O NEVOEIRO
O nevoeiro causa-me melancolia. Sempre assim foi. Em criança vivia na encosta da serra e era frequente, até ao fim da manha, viver enclausurado num metro quadrado de cinzento claro e vigiado por sombras negras que se aproximavam e afastavam de mim. Era como se o mundo ficasse a preto e branco e perdesse a capacidade de encontrar a beleza e o rigor das coisas e das pessoas. E também perdia a vontade de sair de casa porque como o nevoeiro ficava lá fora o mundo do meu quarto permanecia resguardado da quebra de cor e dos vultos desconhecidos que me amedrontavam.

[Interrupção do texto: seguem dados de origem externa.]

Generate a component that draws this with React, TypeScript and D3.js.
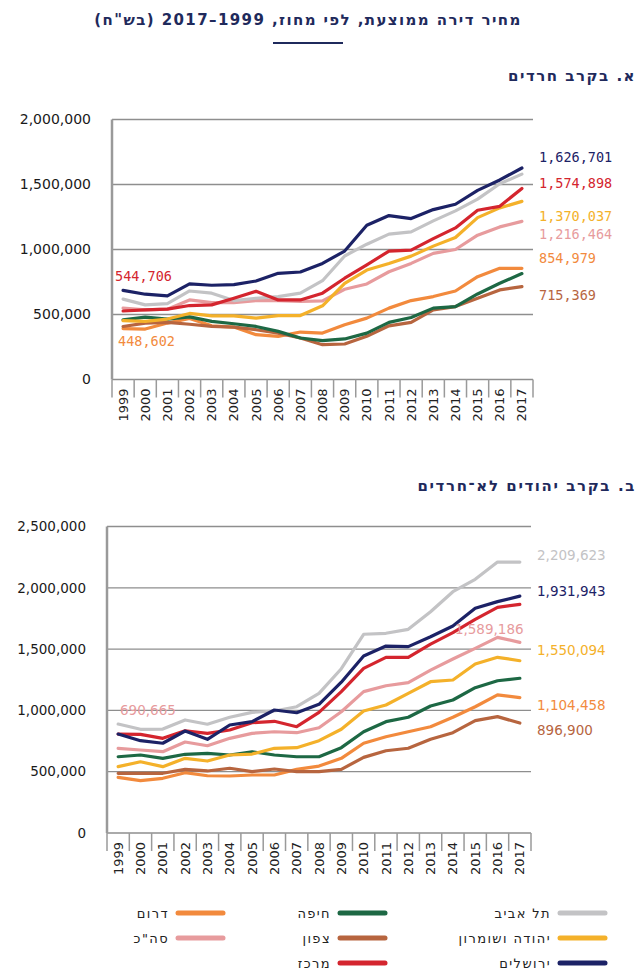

E hoje, tantos anos passados após
a saída abrupta da beira da serra, percebo que o nevoeiro povoa todos os locais
onde eu morei. Há dias em que não consigo reconhecer a beleza do horizonte nem
a beleza dos sorrisos dos outros porque os meus olhos não alcançam mais do que
o metro quadrado que me aprisiona nos meus medos. E noutros, os nevoeiros são
tão densos que posso imaginar facilmente que sou o único que sobrevivi a um
desastre cósmico e essa solidão é tão forte que me apetece chorar, mesmo quando
rostos amigáveis se aproximam, falam comigo e me tentam acalmar.
E agora, contra a minha vontade, estou
em casa porque uma estranha doença tomou conta de tudo, das ruas e dos jardins
e estou proibido de me aproximar dos outros porque eles poderão ser portadores
do mal, tal como eu poderei ser o mesmo para eles. Como era de prever a
desconfiança cresce a olhos vistos e qualquer abraço é sintoma
de uma traição à humanidade. Esta transformação à vida, feita a regra e
esquadro por políticos que vivem na televisão, causa-me calafrios pelas
consequências que terá no futuro. Reparo que o nevoeiro se adensa e se estende pouco
a pouco a formas de vida onde menos se espera, a beleza das coisas esvai-se
como uma vela ardente e vultos sem rosto passam ao longe mais apressados do que
é costume. Tenho receio que o sol que dá cor e brilho às coisas e o afeto que
me liberta do nevoeiro nunca mais regressem ao meu mundo.